--- Start Data ---
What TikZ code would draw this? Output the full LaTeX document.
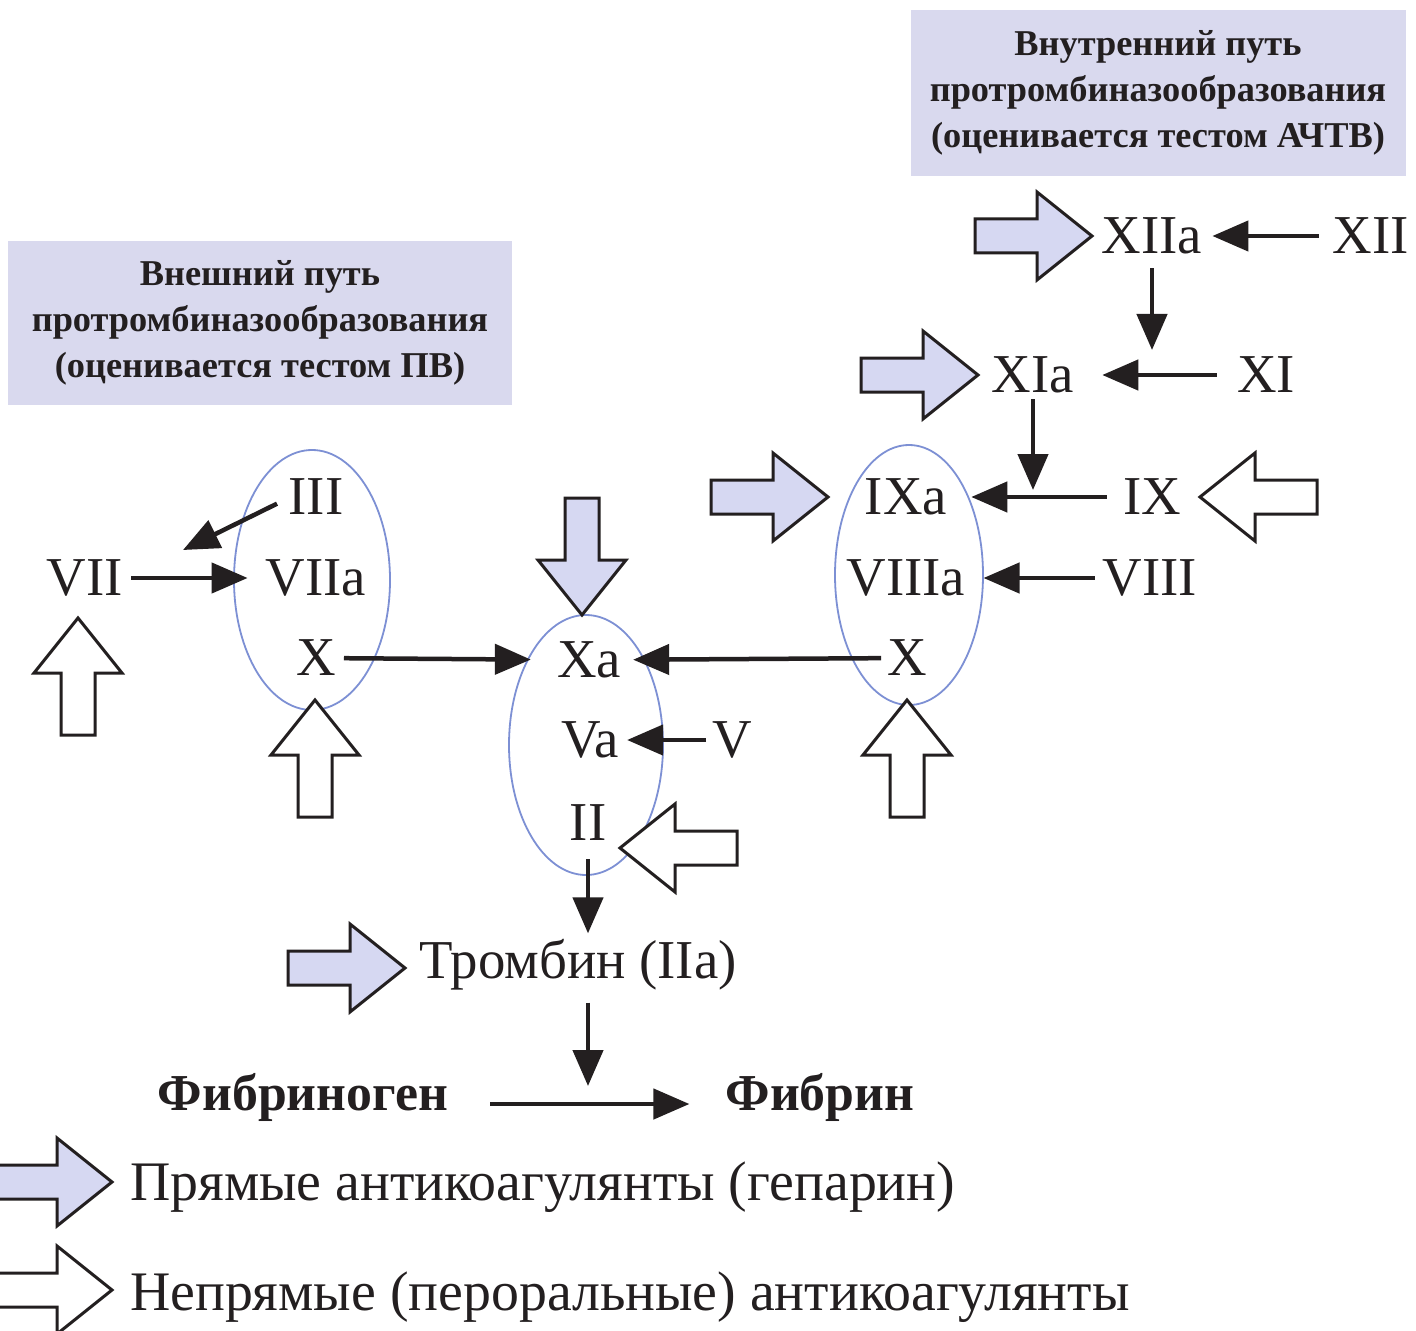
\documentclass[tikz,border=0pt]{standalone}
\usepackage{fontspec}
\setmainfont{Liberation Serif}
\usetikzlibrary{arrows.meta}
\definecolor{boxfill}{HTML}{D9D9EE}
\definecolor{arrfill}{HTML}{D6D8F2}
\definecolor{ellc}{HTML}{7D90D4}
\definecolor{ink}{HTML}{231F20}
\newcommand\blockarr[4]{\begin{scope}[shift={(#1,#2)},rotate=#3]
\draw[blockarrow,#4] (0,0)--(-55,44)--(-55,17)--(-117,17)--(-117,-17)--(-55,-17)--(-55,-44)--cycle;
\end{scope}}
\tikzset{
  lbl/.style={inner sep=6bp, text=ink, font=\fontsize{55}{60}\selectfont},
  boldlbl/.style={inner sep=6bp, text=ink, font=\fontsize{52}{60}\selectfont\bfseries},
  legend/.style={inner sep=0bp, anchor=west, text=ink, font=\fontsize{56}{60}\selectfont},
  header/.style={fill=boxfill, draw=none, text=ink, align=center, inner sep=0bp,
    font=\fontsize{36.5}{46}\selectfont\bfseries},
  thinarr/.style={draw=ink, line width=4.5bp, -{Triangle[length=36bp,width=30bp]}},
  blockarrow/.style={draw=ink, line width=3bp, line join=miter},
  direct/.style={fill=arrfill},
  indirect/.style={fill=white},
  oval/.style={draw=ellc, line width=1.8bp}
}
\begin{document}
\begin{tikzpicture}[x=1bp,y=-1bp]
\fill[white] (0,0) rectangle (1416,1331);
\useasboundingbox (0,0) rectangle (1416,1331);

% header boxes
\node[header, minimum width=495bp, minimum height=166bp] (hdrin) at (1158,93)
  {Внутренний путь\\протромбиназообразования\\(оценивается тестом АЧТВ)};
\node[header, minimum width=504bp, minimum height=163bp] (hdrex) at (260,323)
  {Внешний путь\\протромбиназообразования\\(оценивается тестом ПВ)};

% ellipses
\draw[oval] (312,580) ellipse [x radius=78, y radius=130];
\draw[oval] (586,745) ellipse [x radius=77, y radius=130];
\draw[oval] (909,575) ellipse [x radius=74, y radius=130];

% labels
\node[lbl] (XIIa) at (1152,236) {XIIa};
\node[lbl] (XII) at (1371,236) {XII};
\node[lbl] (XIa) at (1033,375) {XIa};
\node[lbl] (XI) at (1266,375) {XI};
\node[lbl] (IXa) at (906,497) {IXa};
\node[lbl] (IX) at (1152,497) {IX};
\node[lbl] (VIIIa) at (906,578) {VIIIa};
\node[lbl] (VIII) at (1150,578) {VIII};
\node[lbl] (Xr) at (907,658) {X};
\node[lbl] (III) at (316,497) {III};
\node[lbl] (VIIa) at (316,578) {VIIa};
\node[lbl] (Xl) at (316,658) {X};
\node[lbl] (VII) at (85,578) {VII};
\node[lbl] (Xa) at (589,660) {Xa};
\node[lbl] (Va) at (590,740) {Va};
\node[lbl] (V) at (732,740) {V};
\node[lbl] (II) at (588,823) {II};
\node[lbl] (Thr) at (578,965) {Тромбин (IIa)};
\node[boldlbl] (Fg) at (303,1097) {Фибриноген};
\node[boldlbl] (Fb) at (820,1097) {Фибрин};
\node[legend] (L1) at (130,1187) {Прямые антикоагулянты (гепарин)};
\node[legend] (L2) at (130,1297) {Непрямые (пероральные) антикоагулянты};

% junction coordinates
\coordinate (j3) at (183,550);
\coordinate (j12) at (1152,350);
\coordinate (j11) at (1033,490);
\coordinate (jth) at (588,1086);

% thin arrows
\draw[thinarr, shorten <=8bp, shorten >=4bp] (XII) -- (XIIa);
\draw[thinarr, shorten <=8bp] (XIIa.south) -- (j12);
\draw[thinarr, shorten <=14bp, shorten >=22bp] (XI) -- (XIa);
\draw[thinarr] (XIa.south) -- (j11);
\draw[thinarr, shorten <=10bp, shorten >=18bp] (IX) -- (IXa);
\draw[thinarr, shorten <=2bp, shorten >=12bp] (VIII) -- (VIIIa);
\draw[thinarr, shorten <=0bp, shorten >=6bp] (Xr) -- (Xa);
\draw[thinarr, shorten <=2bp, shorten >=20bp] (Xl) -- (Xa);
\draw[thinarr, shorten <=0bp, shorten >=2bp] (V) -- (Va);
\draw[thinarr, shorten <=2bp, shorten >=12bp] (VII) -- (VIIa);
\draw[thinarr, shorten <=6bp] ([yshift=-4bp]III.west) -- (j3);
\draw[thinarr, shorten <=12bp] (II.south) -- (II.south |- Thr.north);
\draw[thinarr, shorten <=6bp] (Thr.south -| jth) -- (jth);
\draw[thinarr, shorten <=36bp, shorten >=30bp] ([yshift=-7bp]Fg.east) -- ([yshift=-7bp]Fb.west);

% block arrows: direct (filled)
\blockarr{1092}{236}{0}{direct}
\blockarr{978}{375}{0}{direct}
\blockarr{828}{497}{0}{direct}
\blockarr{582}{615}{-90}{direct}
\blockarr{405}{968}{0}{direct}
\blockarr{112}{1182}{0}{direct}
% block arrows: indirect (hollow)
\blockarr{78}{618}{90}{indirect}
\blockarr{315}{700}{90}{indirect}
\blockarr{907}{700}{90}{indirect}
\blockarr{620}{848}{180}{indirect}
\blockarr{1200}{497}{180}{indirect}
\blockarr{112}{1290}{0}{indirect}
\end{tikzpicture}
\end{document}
--- End Data ---
■ **What you should do**
Every line is to be duplicated exactly, though pictures stay out.

■ **Solution for this exercise**
What TikZ code would draw this? Output the full LaTeX document.
\documentclass[tikz,border=0pt]{standalone}
\usepackage{fontspec}
\setmainfont{Liberation Serif}
\usetikzlibrary{arrows.meta}
\definecolor{boxfill}{HTML}{D9D9EE}
\definecolor{arrfill}{HTML}{D6D8F2}
\definecolor{ellc}{HTML}{7D90D4}
\definecolor{ink}{HTML}{231F20}
\newcommand\blockarr[4]{\begin{scope}[shift={(#1,#2)},rotate=#3]
\draw[blockarrow,#4] (0,0)--(-55,44)--(-55,17)--(-117,17)--(-117,-17)--(-55,-17)--(-55,-44)--cycle;
\end{scope}}
\tikzset{
  lbl/.style={inner sep=6bp, text=ink, font=\fontsize{55}{60}\selectfont},
  boldlbl/.style={inner sep=6bp, text=ink, font=\fontsize{52}{60}\selectfont\bfseries},
  legend/.style={inner sep=0bp, anchor=west, text=ink, font=\fontsize{56}{60}\selectfont},
  header/.style={fill=boxfill, draw=none, text=ink, align=center, inner sep=0bp,
    font=\fontsize{36.5}{46}\selectfont\bfseries},
  thinarr/.style={draw=ink, line width=4.5bp, -{Triangle[length=36bp,width=30bp]}},
  blockarrow/.style={draw=ink, line width=3bp, line join=miter},
  direct/.style={fill=arrfill},
  indirect/.style={fill=white},
  oval/.style={draw=ellc, line width=1.8bp}
}
\begin{document}
\begin{tikzpicture}[x=1bp,y=-1bp]
\fill[white] (0,0) rectangle (1416,1331);
\useasboundingbox (0,0) rectangle (1416,1331);

% header boxes
\node[header, minimum width=495bp, minimum height=166bp] (hdrin) at (1158,93)
  {Внутренний путь\\протромбиназообразования\\(оценивается тестом АЧТВ)};
\node[header, minimum width=504bp, minimum height=163bp] (hdrex) at (260,323)
  {Внешний путь\\протромбиназообразования\\(оценивается тестом ПВ)};

% ellipses
\draw[oval] (312,580) ellipse [x radius=78, y radius=130];
\draw[oval] (586,745) ellipse [x radius=77, y radius=130];
\draw[oval] (909,575) ellipse [x radius=74, y radius=130];

% labels
\node[lbl] (XIIa) at (1152,236) {XIIa};
\node[lbl] (XII) at (1371,236) {XII};
\node[lbl] (XIa) at (1033,375) {XIa};
\node[lbl] (XI) at (1266,375) {XI};
\node[lbl] (IXa) at (906,497) {IXa};
\node[lbl] (IX) at (1152,497) {IX};
\node[lbl] (VIIIa) at (906,578) {VIIIa};
\node[lbl] (VIII) at (1150,578) {VIII};
\node[lbl] (Xr) at (907,658) {X};
\node[lbl] (III) at (316,497) {III};
\node[lbl] (VIIa) at (316,578) {VIIa};
\node[lbl] (Xl) at (316,658) {X};
\node[lbl] (VII) at (85,578) {VII};
\node[lbl] (Xa) at (589,660) {Xa};
\node[lbl] (Va) at (590,740) {Va};
\node[lbl] (V) at (732,740) {V};
\node[lbl] (II) at (588,823) {II};
\node[lbl] (Thr) at (578,965) {Тромбин (IIa)};
\node[boldlbl] (Fg) at (303,1097) {Фибриноген};
\node[boldlbl] (Fb) at (820,1097) {Фибрин};
\node[legend] (L1) at (130,1187) {Прямые антикоагулянты (гепарин)};
\node[legend] (L2) at (130,1297) {Непрямые (пероральные) антикоагулянты};

% junction coordinates
\coordinate (j3) at (183,550);
\coordinate (j12) at (1152,350);
\coordinate (j11) at (1033,490);
\coordinate (jth) at (588,1086);

% thin arrows
\draw[thinarr, shorten <=8bp, shorten >=4bp] (XII) -- (XIIa);
\draw[thinarr, shorten <=8bp] (XIIa.south) -- (j12);
\draw[thinarr, shorten <=14bp, shorten >=22bp] (XI) -- (XIa);
\draw[thinarr] (XIa.south) -- (j11);
\draw[thinarr, shorten <=10bp, shorten >=18bp] (IX) -- (IXa);
\draw[thinarr, shorten <=2bp, shorten >=12bp] (VIII) -- (VIIIa);
\draw[thinarr, shorten <=0bp, shorten >=6bp] (Xr) -- (Xa);
\draw[thinarr, shorten <=2bp, shorten >=20bp] (Xl) -- (Xa);
\draw[thinarr, shorten <=0bp, shorten >=2bp] (V) -- (Va);
\draw[thinarr, shorten <=2bp, shorten >=12bp] (VII) -- (VIIa);
\draw[thinarr, shorten <=6bp] ([yshift=-4bp]III.west) -- (j3);
\draw[thinarr, shorten <=12bp] (II.south) -- (II.south |- Thr.north);
\draw[thinarr, shorten <=6bp] (Thr.south -| jth) -- (jth);
\draw[thinarr, shorten <=36bp, shorten >=30bp] ([yshift=-7bp]Fg.east) -- ([yshift=-7bp]Fb.west);

% block arrows: direct (filled)
\blockarr{1092}{236}{0}{direct}
\blockarr{978}{375}{0}{direct}
\blockarr{828}{497}{0}{direct}
\blockarr{582}{615}{-90}{direct}
\blockarr{405}{968}{0}{direct}
\blockarr{112}{1182}{0}{direct}
% block arrows: indirect (hollow)
\blockarr{78}{618}{90}{indirect}
\blockarr{315}{700}{90}{indirect}
\blockarr{907}{700}{90}{indirect}
\blockarr{620}{848}{180}{indirect}
\blockarr{1200}{497}{180}{indirect}
\blockarr{112}{1290}{0}{indirect}
\end{tikzpicture}
\end{document}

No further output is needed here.